In the autumn of 1940, he began his chemistry studies at the University of Hamburg, but transferred in the 1941-1942 winter semester to the University of Munich, as a student of Heinrich Otto Wieland. Leipelt was only allowed to study at Munich due to the influence of Professor Wieland who, as the winner of the Nobel Prize in Chemistry in 1927, had the greater personal freedom to select his students. Via Schneider, Leipelt had also come into contact with Margaretha Rothe and Heinz Kucharski, who were similarly critical of the Nazi regime.

Arrest and Death

After the execution of the Sophie and Hans Scholl and Christoph Probst on 22 February 1943, Leipelt received a copy of the sixth leaflet of the White Rose later in February. Together with Marie-Luise Jahn, he used a typewriter to make copies which he brought to Hamburg in April 1943 and distributed to his family and his friends. They added the addendum: "And their spirit lives on anyway!", in honour of their friends.

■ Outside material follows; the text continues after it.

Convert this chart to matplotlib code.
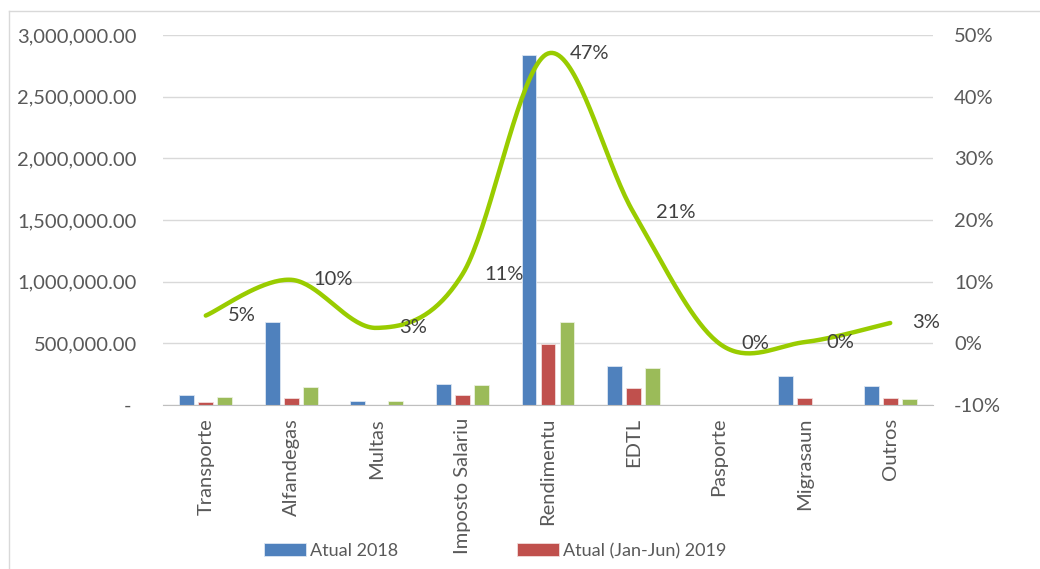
import numpy as np
import matplotlib
matplotlib.use("Agg")
import matplotlib.pyplot as plt
from matplotlib.ticker import FuncFormatter
from matplotlib.lines import Line2D

# data
categories = ["Transporte", "Alfandegas", "Multas", "Imposto Salariu", "Rendimentu",
              "EDTL", "Pasporte", "Migrasaun", "Outros"]
atual_2018 = [81000, 673000, 32000, 168000, 2838000, 314000, 0, 235000, 152000]
atual_2019 = [24000, 57000, 0, 79000, 492000, 138000, 0, 57000, 54000]
third_series = [62000, 146000, 30000, 162000, 673000, 298000, 0, 0, 46000]
share_pct = [4.5, 10.3, 2.5, 11.2, 47.0, 21.2, 0.0, 0.2, 3.3]
share_labels = ["5%", "10%", "3%", "11%", "47%", "21%", "0%", "0%", "3%"]

plt.rcParams['font.family'] = ['Lato', 'DejaVu Sans']
TXT = '#595959'
FS = 14.5
PX = 0.72  # points per pixel at 100 dpi


def smooth_line(x, y, steps=40):
    # excel-style smoothed line: catmull-rom segments drawn as cubic bezier
    p = np.column_stack([x, y]).astype(float)
    ext = np.vstack([p[0], p, p[-1]])
    t = np.linspace(0, 1, steps)[:, None]
    out = []
    for i in range(len(p) - 1):
        p0 = ext[i + 1]
        p3 = ext[i + 2]
        c1 = p0 + (ext[i + 2] - ext[i]) / 6.0
        c2 = p3 - (ext[i + 3] - ext[i + 1]) / 6.0
        seg = ((1 - t) ** 3) * p0 + 3 * ((1 - t) ** 2) * t * c1 + 3 * (1 - t) * t ** 2 * c2 + t ** 3 * p3
        out.append(seg if i == 0 else seg[1:])
    seg = np.vstack(out)
    return seg[:, 0], seg[:, 1]


fig = plt.figure(figsize=(10.4, 5.69), dpi=100)
ax = fig.add_axes([163 / 1040, 1 - 405 / 569, 770 / 1040, 370 / 569])
ax2 = ax.twinx()

x = np.arange(len(categories))
w = 0.175
step = 0.222
b1 = ax.bar(x - step, atual_2018, w, color='#4F81BD', edgecolor='#DCE6F2', linewidth=0.6,
            label='Atual 2018', zorder=2)
b2 = ax.bar(x, atual_2019, w, color='#C0504D', edgecolor='#F2DCDB', linewidth=0.6,
            label='Atual (Jan-Jun) 2019', zorder=2)
ax.bar(x + step, third_series, w, color='#9BBB59', edgecolor='#EBF1DE', linewidth=0.6, zorder=2)

ax.set_xlim(-0.5, len(categories) - 0.5)
ax.set_ylim(0, 3000000)
ax.set_yticks(np.arange(0, 3000001, 500000))
ax.yaxis.set_major_formatter(FuncFormatter(lambda v, p: '- ' if v == 0 else f'{v:,.2f}'))
ax.grid(axis='y', color='#D9D9D9', linewidth=1, zorder=0)
ax.set_axisbelow(True)
ax.set_xticks(x)
ax.set_xticklabels(categories, rotation=90, fontsize=FS, color=TXT)
ax.tick_params(axis='y', labelsize=FS, labelcolor=TXT, length=0, pad=26 * PX)
ax.tick_params(axis='x', length=0, pad=13 * PX)
for s in ['top', 'left', 'right']:
    ax.spines[s].set_visible(False)
ax.spines['bottom'].set_color('#BFBFBF')

# share line on the secondary axis
sx, sy = smooth_line(x, share_pct)
ax2.plot(sx, sy, color='#99CC00', linewidth=3.2, solid_capstyle='round', zorder=3)
for xi, yi, lab in zip(x, share_pct, share_labels):
    ax2.annotate(lab, (xi, yi), xytext=(22, 0), textcoords='offset pixels',
                 ha='left', va='center', fontsize=FS, color='#404040')
ax2.set_ylim(-10, 50)
ax2.set_yticks(np.arange(-10, 51, 10))
ax2.yaxis.set_major_formatter(FuncFormatter(lambda v, p: f'{v:.0f}%'))
ax2.tick_params(axis='y', labelsize=FS, labelcolor=TXT, length=0, pad=21 * PX)
for s in ['top', 'left', 'right', 'bottom']:
    ax2.spines[s].set_visible(False)

fig.legend(handles=[b1, b2], loc='center left', bbox_to_anchor=(248 / 1040, 1 - 551 / 569),
           ncol=2, frameon=False, fontsize=13, labelcolor=TXT, handlelength=2.33,
           handleheight=0.75, handletextpad=0.22, columnspacing=6.55)

# chart area frame (only left and top edges are inside the picture)
fig.add_artist(Line2D([9 / 1040, 9 / 1040], [0, 1 - 11 / 569], color='#D9D9D9', linewidth=1))
fig.add_artist(Line2D([9 / 1040, 1], [1 - 11 / 569, 1 - 11 / 569], color='#D9D9D9', linewidth=1))

fig.savefig('out.png', dpi=100)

In late autumn 1943, Leipelt and Jahn were denounced for collecting money for the widow of the executed Professor Kurt Huber, and were arrested along with 19 other activists. Hans Leipelt was sentenced to death on 13 October 1944 in Donauwörth by the Volksgerichtshof accused of being a traitor for listening to foreign broadcasters, the destruction of military forces and harbouring "enemy favouritism". Jahn was given a 12-year labour prison sentence. Hans Leipelt was executed via guillotine on 29 January 1945 in Stadelheim Prison. Leipelt's corpse was buried in the cemetery in Perlacher Forest.
His friend Karl Ludwig Schneider survived the war, and eventually died in 1981.